## REQUIRED TASK
Starting with the first line of the data below, copy each line up to and including the one containing "320, 330, 340];". Pictures stay out.

## RECORDED INFORMATION
— Begin —
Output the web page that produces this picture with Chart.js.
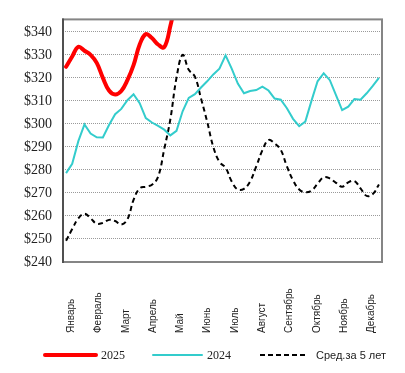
<!DOCTYPE html>
<html>
<head>
<meta charset="utf-8">
<script src="https://cdn.jsdelivr.net/npm/chart.js@4.4.1/dist/chart.umd.min.js"></script>
<style>
  html, body { margin: 0; padding: 0; background: #fff; }
  .wrap { position: relative; width: 405px; height: 373px; }
</style>
</head>
<body>
<div class="wrap"><canvas id="priceChart"></canvas></div>
<script>
// weekly categories (52 weeks)
const weeks = [1, 2, 3, 4, 5, 6, 7, 8, 9, 10, 11, 12, 13, 14, 15, 16, 17, 18, 19, 20,
  21, 22, 23, 24, 25, 26, 27, 28, 29, 30, 31, 32, 33, 34, 35, 36, 37, 38, 39, 40,
  41, 42, 43, 44, 45, 46, 47, 48, 49, 50, 51, 52];

const months = ['Январь', 'Февраль', 'Март', 'Апрель', 'Май', 'Июнь',
  'Июль', 'Август', 'Сентябрь', 'Октябрь', 'Ноябрь', 'Декабрь'];

const yTicks = [240, 250, 260, 270, 280, 290, 300, 310, 320, 330, 340];

const data2025 = [324.8, 329.3, 333.5, 331.8, 330, 326.5, 320, 314.5, 312.8, 314.3,
  319, 325.5, 334.5, 339, 337.3, 334.5, 333.3, 342.5, 355];

const data2024 = [278.6, 282.7, 292.5, 299.8, 295.8, 294.2, 294.1, 299.5, 304.2, 306.5,
  310.3, 312.9, 309, 302.5, 300.6, 299.1, 297.5, 295, 297, 305.5,
  311.3, 312.9, 315.8, 318.5, 321.5, 324, 329.8, 324, 317.5, 313.3,
  314.3, 314.7, 316.2, 314.5, 311, 310.5, 306.8, 302.2, 299, 301,
  310, 318.5, 322, 319, 312.5, 306, 307.5, 310.8, 310.5, 313.3,
  316.5, 320];

const avg5y = [249.2, 254.3, 259, 261, 259, 256.6, 257, 258.3, 257.8, 256.3,
  258.5, 267, 272, 272.7, 273.6, 277, 289, 302, 320, 330,
  323.5, 320.5, 311, 301, 290, 283.5, 281, 275, 271.5, 271.8,
  275, 281.5, 288.5, 293, 291.5, 288.7, 281.5, 275.5, 271.5, 270.3,
  271, 274, 276.8, 276.3, 274.4, 272.7, 274.6, 275.2, 272, 268.7,
  269.5, 273.7];

// month labels: rotated, text starts at the bottom
const monthLabels = {
  id: 'monthLabels',
  afterDraw(chart) {
    const ctx = chart.ctx;
    const x = chart.scales.x;
    ctx.save();
    ctx.font = '10px "Liberation Sans", Arial, sans-serif';
    ctx.fillStyle = '#222';
    ctx.textAlign = 'left';
    ctx.textBaseline = 'middle';
    months.forEach((m, i) => {
      const px = x.getPixelForValue(0.87 + i * 4.445);
      ctx.save();
      ctx.translate(px, 333);
      ctx.rotate(-Math.PI / 2);
      ctx.fillText(m, 0, 0);
      ctx.restore();
    });
    ctx.restore();
  }
};

// plot frame
const frame = {
  id: 'frame',
  afterDatasetsDraw(chart) {
    const { ctx, chartArea: a } = chart;
    ctx.save();
    ctx.lineWidth = 2;
    ctx.strokeStyle = '#858585';
    ctx.strokeRect(a.left, a.top, a.right - a.left, a.bottom - a.top);
    ctx.strokeStyle = '#505050';
    ctx.beginPath();
    ctx.moveTo(a.left, a.top - 1);
    ctx.lineTo(a.left, a.bottom + 1);
    ctx.stroke();
    ctx.restore();
  }
};

// legend drawn by hand (mixed fonts)
const legendItems = [
  { label: '2025', color: '#ff0000', width: 4, dash: [], x: 45, len: 51, font: '12px "Liberation Serif", "Times New Roman", serif' },
  { label: '2024', color: '#33cccc', width: 2, dash: [], x: 153, len: 49, font: '12px "Liberation Serif", "Times New Roman", serif' },
  { label: 'Сред.за 5 лет', color: '#000', width: 2, dash: [5, 3], x: 260, len: 46, font: '11px "Liberation Sans", Arial, sans-serif' }
];

const customLegend = {
  id: 'customLegend',
  afterDraw(chart) {
    const ctx = chart.ctx;
    const y = 355;
    ctx.save();
    legendItems.forEach((it) => {
      ctx.beginPath();
      ctx.lineWidth = it.width;
      ctx.strokeStyle = it.color;
      ctx.lineCap = it.dash.length ? 'butt' : 'round';
      ctx.setLineDash(it.dash);
      ctx.moveTo(it.x, y);
      ctx.lineTo(it.x + it.len, y);
      ctx.stroke();
      ctx.setLineDash([]);
      ctx.font = it.font;
      ctx.fillStyle = '#222';
      ctx.textBaseline = 'middle';
      ctx.fillText(it.label, it.x + it.len + (it.dash.length ? 10 : 5), y + 1);
    });
    ctx.restore();
  }
};

const ctx = document.getElementById('priceChart').getContext('2d');

new Chart(ctx, {
  type: 'line',
  data: {
    labels: weeks,
    datasets: [
      {
        label: 'Сред.за 5 лет',
        data: avg5y,
        borderColor: '#000000',
        borderWidth: 2,
        borderDash: [5, 3.5],
        tension: 0.4,
        pointRadius: 0,
        fill: false,
        order: 3
      },
      {
        label: '2024',
        data: data2024,
        borderColor: '#33cccc',
        borderWidth: 2,
        tension: 0,
        pointRadius: 0,
        fill: false,
        order: 2
      },
      {
        label: '2025',
        data: data2025,
        borderColor: '#ff0000',
        borderWidth: 4,
        borderCapStyle: 'round',
        tension: 0.4,
        pointRadius: 0,
        fill: false,
        order: 1
      }
    ]
  },
  options: {
    responsive: true,
    maintainAspectRatio: false,
    animation: false,
    layout: {
      padding: { top: 15, right: 23, bottom: 0, left: 0 }
    },
    scales: {
      x: {
        type: 'category',
        offset: true,
        grid: { display: false },
        border: { display: false },
        ticks: { display: false },
        afterFit(scale) { scale.height = 111; }
      },
      y: {
        min: 240,
        max: 345.4,
        afterBuildTicks(scale) {
          scale.ticks = yTicks.map((v) => ({ value: v }));
        },
        afterFit(scale) { scale.width = 63; },
        grid: {
          color: '#9a9a9a',
          lineWidth: 1,
          drawTicks: false
        },
        border: { display: false, dash: [1, 1] },
        ticks: {
          padding: 11,
          color: '#222',
          font: { family: '"Liberation Serif", "Times New Roman", serif', size: 14 },
          callback: (v) => '$' + v
        }
      }
    },
    plugins: {
      legend: { display: false },
      tooltip: { enabled: false }
    }
  },
  plugins: [frame, monthLabels, customLegend]
});
</script>
</body>
</html>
— End —
## RESPONSE TO THE EXERCISE
Output the web page that produces this picture with Chart.js.
<!DOCTYPE html>
<html>
<head>
<meta charset="utf-8">
<script src="https://cdn.jsdelivr.net/npm/chart.js@4.4.1/dist/chart.umd.min.js"></script>
<style>
  html, body { margin: 0; padding: 0; background: #fff; }
  .wrap { position: relative; width: 405px; height: 373px; }
</style>
</head>
<body>
<div class="wrap"><canvas id="priceChart"></canvas></div>
<script>
// weekly categories (52 weeks)
const weeks = [1, 2, 3, 4, 5, 6, 7, 8, 9, 10, 11, 12, 13, 14, 15, 16, 17, 18, 19, 20,
  21, 22, 23, 24, 25, 26, 27, 28, 29, 30, 31, 32, 33, 34, 35, 36, 37, 38, 39, 40,
  41, 42, 43, 44, 45, 46, 47, 48, 49, 50, 51, 52];

const months = ['Январь', 'Февраль', 'Март', 'Апрель', 'Май', 'Июнь',
  'Июль', 'Август', 'Сентябрь', 'Октябрь', 'Ноябрь', 'Декабрь'];

const yTicks = [240, 250, 260, 270, 280, 290, 300, 310, 320, 330, 340];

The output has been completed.